COMING BLOG WARS... GOOGLE VS. YAHOO!
Ask Jeeves Buys Bloglines


Not confirmed yet, but it is thought that Ask Jeeves has bought Bloglines. I wrote about Bloglines before since it is my favorite RSS aggregator. Google should have bought it, but good move by Ask Jeeves.

Also an old but good post from Bill Burnham, "The Coming Blog Wars: Google vs. Yahoo."

For Yahoo and Google, the Internet’s two search titans, Blogs are rapidly becoming both an important distribution channel and a growing cost center. The battle to control this distribution channel, while at the same time reducing its costs, will intensify greatly this year and will most likely be characterized by some rapid fire acquisitions within the 'Blogsphere'.

It’s The Channel Stupid
According to Technorati, the number of blogs on the web has grown from about 100,000 two years ago to over 6,500,000 today with about 20,000 new blog being added every day. Over at Pew research, their latest study indicates that 27% of Internet users in the US, or 32 million people, are now reading blogs, up almost 150% in just one year.

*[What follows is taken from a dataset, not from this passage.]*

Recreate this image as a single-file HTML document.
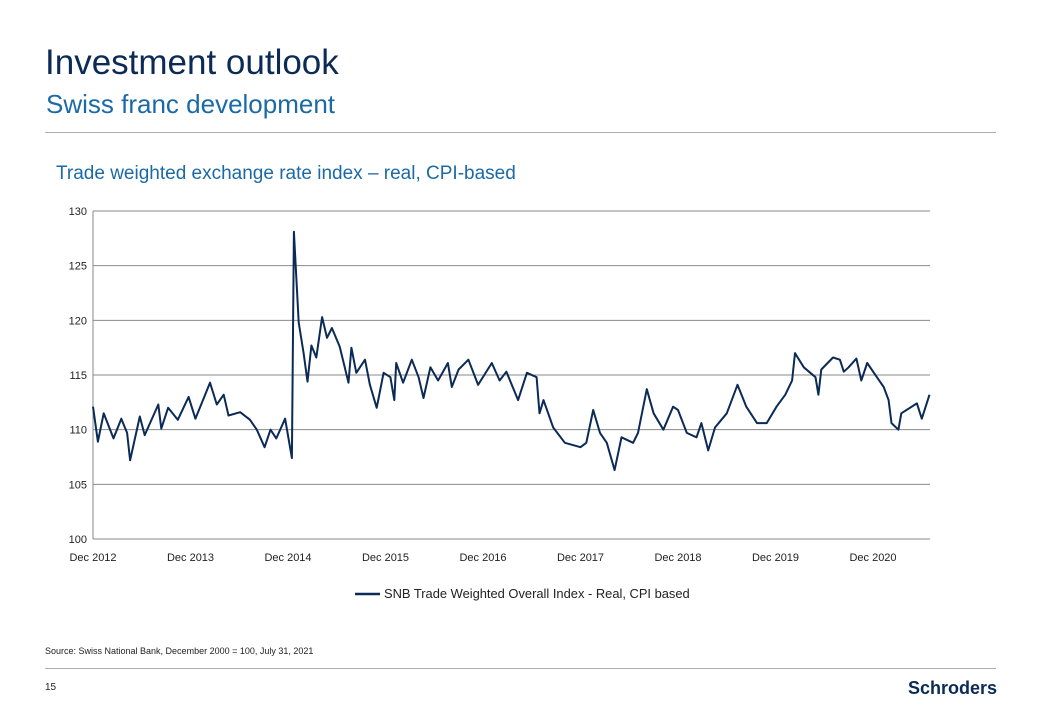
<!DOCTYPE html>
<html><head><meta charset="utf-8"><style>
body{margin:0;width:1040px;height:720px;background:#fff;font-family:"Liberation Sans",sans-serif;position:relative;overflow:hidden}
.abs{position:absolute;white-space:nowrap}
</style></head><body>
<div class="abs" style="left:45px;top:43px;font-size:35px;color:#0b2a55">Investment outlook</div>
<div class="abs" style="left:46px;top:89px;font-size:26px;color:#1b6aa5">Swiss franc development</div>
<div class="abs" style="left:45px;top:132px;width:951px;height:1px;background:#b0b0b0"></div>
<div class="abs" style="left:56px;top:163px;font-size:19px;color:#1b6aa5">Trade weighted exchange rate index – real, CPI-based</div>
<svg class="abs" style="left:0;top:0" width="1040" height="720">
<g id="grid"></g><g id="axes"></g><path id="line" fill="none" stroke="#0b2a55" stroke-width="2" stroke-linejoin="round"/>
<line x1="355" y1="594" x2="380" y2="594" stroke="#0b2a55" stroke-width="2.5"/>
<text x="384" y="598" font-size="12.9" fill="#222" font-family="Liberation Sans">SNB Trade Weighted Overall Index - Real, CPI based</text>
</svg>
<div class="abs" style="left:45px;top:646px;font-size:9px;color:#222">Source: Swiss National Bank, December 2000 = 100, July 31, 2021</div>
<div class="abs" style="left:45px;top:668px;width:951px;height:1px;background:#b0b0b0"></div>
<div class="abs" style="left:45px;top:682px;font-size:10px;color:#222">15</div>
<div class="abs" style="left:908px;top:678px;font-size:18px;font-weight:bold;color:#0b2a55">Schroders</div>
<script>
const yTicks=[100,105,110,115,120,125,130];
const xLabels=["Dec 2012","Dec 2013","Dec 2014","Dec 2015","Dec 2016","Dec 2017","Dec 2018","Dec 2019","Dec 2020"];
const years=[0,0.05,0.11,0.21,0.29,0.35,0.38,0.48,0.53,0.67,0.70,0.77,0.87,0.98,1.05,1.20,1.27,1.34,1.39,1.51,1.61,1.68,1.76,1.82,1.88,1.97,2.04,2.06,2.11,2.16,2.20,2.24,2.29,2.35,2.40,2.45,2.53,2.62,2.65,2.70,2.79,2.84,2.91,2.98,3.05,3.09,3.11,3.18,3.27,3.34,3.39,3.46,3.54,3.64,3.68,3.75,3.85,3.95,4.09,4.17,4.24,4.36,4.45,4.55,4.58,4.62,4.72,4.84,5.00,5.06,5.13,5.20,5.27,5.35,5.42,5.54,5.59,5.68,5.75,5.85,5.95,6.00,6.09,6.19,6.24,6.31,6.38,6.50,6.61,6.70,6.81,6.91,7.01,7.10,7.17,7.20,7.29,7.41,7.44,7.47,7.59,7.66,7.70,7.75,7.83,7.88,7.94,8.04,8.11,8.16,8.19,8.26,8.29,8.45,8.50,8.58];
const values=[112.1,108.9,111.5,109.2,111,109.7,107.2,111.2,109.5,112.3,110.1,112,110.9,113,111,114.3,112.3,113.2,111.3,111.6,110.9,110,108.4,110,109.2,111,107.4,128.1,119.8,117,114.4,117.7,116.6,120.3,118.4,119.3,117.6,114.3,117.5,115.2,116.4,114.1,112,115.2,114.8,112.7,116.1,114.3,116.4,114.8,112.9,115.7,114.5,116.1,113.9,115.5,116.4,114.1,116.1,114.5,115.3,112.7,115.2,114.8,111.5,112.7,110.2,108.8,108.4,108.8,111.8,109.7,108.8,106.3,109.3,108.8,109.7,113.7,111.5,110,112.1,111.8,109.7,109.3,110.6,108.1,110.2,111.5,114.1,112.1,110.6,110.6,112.1,113.2,114.5,117,115.7,114.8,113.2,115.5,116.6,116.4,115.3,115.7,116.5,114.5,116.1,114.8,113.9,112.7,110.6,110,111.5,112.4,111,113.2];
const X0=93,X1=930,Y0=539,Y1=211,PX_YR=97.5;
const xs=t=>X0+t*PX_YR, ys=v=>Y0-(v-100)/30*(Y0-Y1);
const ns="http://www.w3.org/2000/svg";
const g=document.getElementById('grid'),a=document.getElementById('axes');
yTicks.forEach(v=>{
 const l=document.createElementNS(ns,'line');
 
 
 l.setAttribute('x1',X0);l.setAttribute('x2',X1);l.setAttribute('y1',ys(v));l.setAttribute('y2',ys(v));
 l.setAttribute('stroke','#8a8a8a');l.setAttribute('stroke-width','1');g.appendChild(l);
 const t=document.createElementNS(ns,'text');
 
 
 t.setAttribute('x',X0-6);t.setAttribute('y',ys(v)+4);t.setAttribute('text-anchor','end');t.setAttribute('font-size','11');t.setAttribute('fill','#222');t.setAttribute('font-family','Liberation Sans');
 t.textContent=v;a.appendChild(t);
});
const ax=document.createElementNS(ns,'line');


ax.setAttribute('x1',X0);ax.setAttribute('x2',X0);ax.setAttribute('y1',Y1);ax.setAttribute('y2',Y0);ax.setAttribute('stroke','#888');a.appendChild(ax);
xLabels.forEach((s,i)=>{
 const t=document.createElementNS(ns,'text');
 
 
 t.setAttribute('x',xs(i));t.setAttribute('y',Y0+22);t.setAttribute('text-anchor','middle');t.setAttribute('font-size','11');t.setAttribute('fill','#222');t.setAttribute('font-family','Liberation Sans');
 t.textContent=s;a.appendChild(t);
});
const p=document.getElementById('line');


p.setAttribute('d',years.map((t,i)=>(i?'L':'M')+xs(t).toFixed(1)+','+ys(values[i]).toFixed(1)).join(''));
</script>
</body></html>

Right now, Google owns the blog-channel thanks in part to its acquisition of Blogger, but mostly to its self-serve Adsense platform that allows bloggers to easily add paid placement and search services to their sites. (I set up both services on this site in 30 minutes with no human help or interaction.) While Google doesn’t say just how much of its revenues it generates via blogs, with growth numbers like those above it’s no doubt that Google’s “blog-related” revenues are growing quite quickly.

While Yahoo is rumored to be building a competitive offering to Adsense, for now it is limited to only serving large sites, so its blog-related revenues are likely miniscule, however Yahoo clearly is aware of the growing importance of blogs and knows that it must have a competitive response to Google’s Adsense platform.

If either player were able to control or at least significantly influence which paid placement services bloggers chose to incorporate into their sites, it would given them a substantial competitive advantage in their head-to-head competition and control over one of the fasting growing channels on the web.